Sunday, April 14, 2024

Vickrey Paintings Transfix Us at New Boca Museum Show

Look at just a small handful of Robert Vickrey’s egg tempera paintings and you’ll be able to recognize most of his work instantly. He is so unabashed about his recurring visual preoccupations – there are few paintings that don’t feature either nuns, balloons, butterflies, wall art, bicycles, bubbles, firecrackers, children gazing downward or some combination of these elements – that some may find him a four- or five-trick pony. Many of his pieces are so visually similar that they seem even redundant on first glance. But the small, piercing differences enforce their significance.

It’s these unusual deviations that make his paintings so penetrating and transfixing: They aren’t quite surrealism and they aren’t quite realism, existing in a sort of ether between the two styles, literally intermingling them in many cases. The Boca Raton Museum of Art’s new show, “Robert Vickrey: The Magic of Realism,” which runs through June 19, provides a remarkable overview of Vickrey’s 60-year career. It’s mounted thematically, rather than chronologically, to suggest thematic narratives. It opens with nuns and moves on to children with balloons, bicycles and chalk. Vickrey was scheduled to attend last week’s opening ceremony at the museum, but he died in April at age 84.

The selected works, which range from the early 1950s to the complex “Muriel’s Pavanne,” completed in 2011, form a remarkable sense of coherency divorced from age and time; they all appear to have been completed in a singular rush of youthful talent.

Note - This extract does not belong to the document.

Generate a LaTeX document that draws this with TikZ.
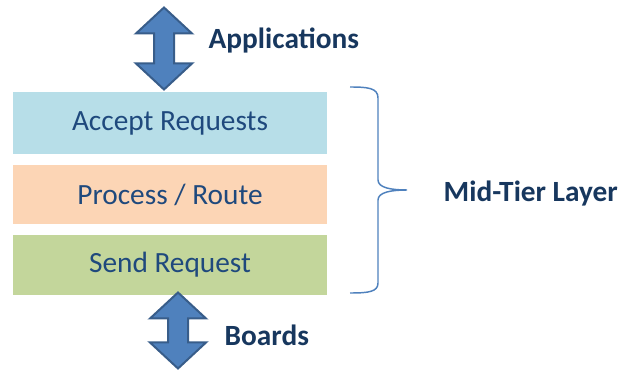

Vickrey is a master of light, shadow and reflection. “Bubbles” is one of the artist’s realist masterpieces, ravishing in the way he portrays light reflecting through a window and illuminating a cat, a child’s blond hair and the bubbles she’s creating. “Long, Long Shadows” depicts exactly what its title conveys: the immense shadows of bicycle wheels, dwarfing the actual bikes and their riders (All of Vickrey’s bicycle paintings situate the vehicle at angular geometric spaces, dividing the works’ open spaces in eye-catching ways).

I was especially fond of “Mask and Marionette,” which shows a girl standing in front of a store window. Through the glass, we see a number of recurring Vickrey marionette prototypes, including an angelic doll, a devil and a rabbit – frozen in place, desiring of freedom and desperate for connection. This painting, above all others, best displays the painter’s empathy and humanism for all things, real or imagined.

Ultimately, the nun paintings, inspired by the Daughters of Charity of the Society of St. Vincent de Paul, are the most striking in their symbolic resonance. Most of Vickrey’s nuns are faceless, their humanness covered by the starch-white cornettes – a form of antiquated female headwear that many Daughters of Charity had to wear long after the raiment grew out of fashion. The cornettes resemble paper planes and birds in flight – symbolic, perhaps, for breaking free of the ascetic rigors of the sisters’ pious lifestyle. You could say that Vickrey’s cornettes are, like the faith they represent, both beautiful and constrictive.